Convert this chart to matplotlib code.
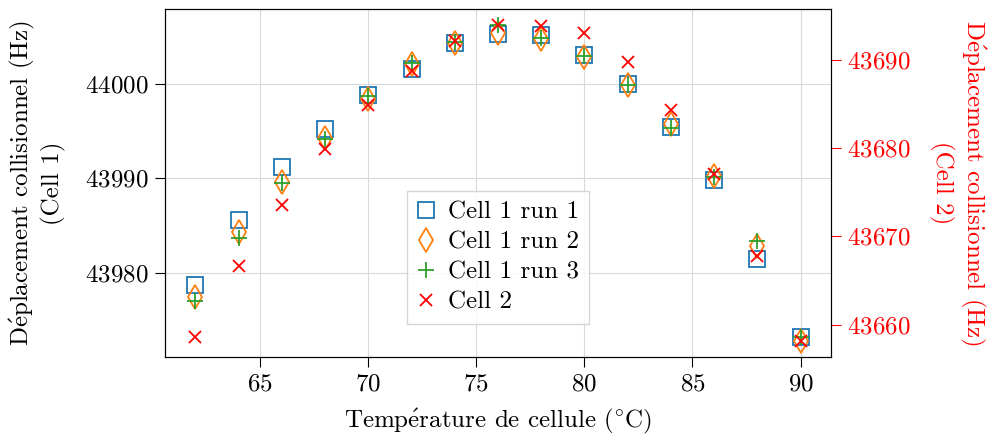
import matplotlib
matplotlib.use("Agg")
import matplotlib.pyplot as plt

plt.rcParams['font.family'] = ['cmr10', 'DejaVu Serif']
plt.rcParams['mathtext.fontset'] = 'cm'
plt.rcParams['axes.formatter.use_mathtext'] = True
plt.rcParams['font.size'] = 18

# temperatures (°C)
temps = [62, 64, 66, 68, 70, 72, 74, 76, 78, 80, 82, 84, 86, 88, 90]

# Cell 1, three runs (Hz)
run1 = [43978.66, 43985.6, 43991.19, 43995.27, 43998.84, 44001.59, 44004.3, 44005.26,
        44005.15, 44003.1, 44000.0, 43995.48, 43989.84, 43981.45, 43973.15]
run2 = [43977.39, 43984.3, 43989.56, 43994.25, 43998.38, 44002.08, 44004.37, 44005.36,
        44004.76, 44002.9, 43999.9, 43995.77, 43990.19, 43982.78, 43972.73]
run3 = [43976.96, 43983.67, 43989.49, 43994.15, 43998.73, 44002.19, 44004.48, 44006.24,
        44004.83, 44002.96, 43999.9, 43995.31, 43990.09, 43983.31, 43973.15]

# Cell 2 (Hz)
cell2 = [43658.56, 43666.6, 43673.58, 43679.92, 43684.91, 43688.79, 43692.19, 43693.96,
         43693.9, 43693.1, 43689.8, 43684.34, 43677.09, 43667.73, 43658.11]

# cmr10 has no é, so it goes through mathtext (same Computer Modern look)
e_acute = r'$\mathrm{\acute{e}}$'
ylab = 'D' + e_acute + 'placement collisionnel (Hz)'

fig, ax1 = plt.subplots(figsize=(9.89, 4.37), dpi=100)
fig.subplots_adjust(left=0.167, right=0.840, top=0.979, bottom=0.183)

ax1.plot(temps, run1, 's', ms=11, mfc='none', mec='tab:blue', mew=1.3, ls='none', label='Cell 1 run 1')
ax1.plot(temps, run2, 'd', ms=12, mfc='none', mec='tab:orange', mew=1.3, ls='none', label='Cell 1 run 2')
ax1.plot(temps, run3, '+', ms=12, color='tab:green', mew=1.3, ls='none', label='Cell 1 run 3')

ax2 = ax1.twinx()
ax2.plot(temps, cell2, 'x', ms=9, color='red', mew=1.3, ls='none', label='Cell 2')

ax1.grid(True, color='#d9d9d9', lw=0.8)
ax1.set_axisbelow(True)
ax1.ticklabel_format(useOffset=False)
ax2.ticklabel_format(useOffset=False)
ax1.set_xticks([65, 70, 75, 80, 85, 90])
ax1.set_yticks([43980, 43990, 44000])
ax2.set_yticks([43660, 43670, 43680, 43690])
ax1.tick_params(length=7, pad=5)
ax2.tick_params(length=7, pad=5)

ax1.set_xlabel('Temp' + e_acute + r'rature de cellule $(^{\circ}\mathrm{C})$', labelpad=8)
ax1.set_ylabel(ylab + '\n(Cell 1)', labelpad=14)
ax2.set_ylabel(ylab + '\n(Cell 2)', color='red', rotation=270, labelpad=55)
ax2.tick_params(axis='y', colors='red')
ax2.spines['right'].set_color('black')

h1, l1 = ax1.get_legend_handles_labels()
h2, l2 = ax2.get_legend_handles_labels()
leg = ax1.legend(h1 + h2, l1 + l2, loc='lower left', bbox_to_anchor=(0.363, 0.095),
                 fancybox=False, edgecolor='#cccccc', framealpha=0.8, numpoints=1,
                 handlelength=0.7, handletextpad=0.55, labelspacing=0.3,
                 borderpad=0.4, borderaxespad=0)
leg.set_zorder(5)

fig.savefig('out.png', dpi=100)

□ □ □ □

# WHAT YOU ARE ASKED TO DO:
Write out again, exactly, the lines from the start of the listing up to the line containing "86, 88, 90]", with both ends and without pictures.

# TASK SOLUTION:
Convert this chart to matplotlib code.
import matplotlib
matplotlib.use("Agg")
import matplotlib.pyplot as plt

plt.rcParams['font.family'] = ['cmr10', 'DejaVu Serif']
plt.rcParams['mathtext.fontset'] = 'cm'
plt.rcParams['axes.formatter.use_mathtext'] = True
plt.rcParams['font.size'] = 18

# temperatures (°C)
temps = [62, 64, 66, 68, 70, 72, 74, 76, 78, 80, 82, 84, 86, 88, 90]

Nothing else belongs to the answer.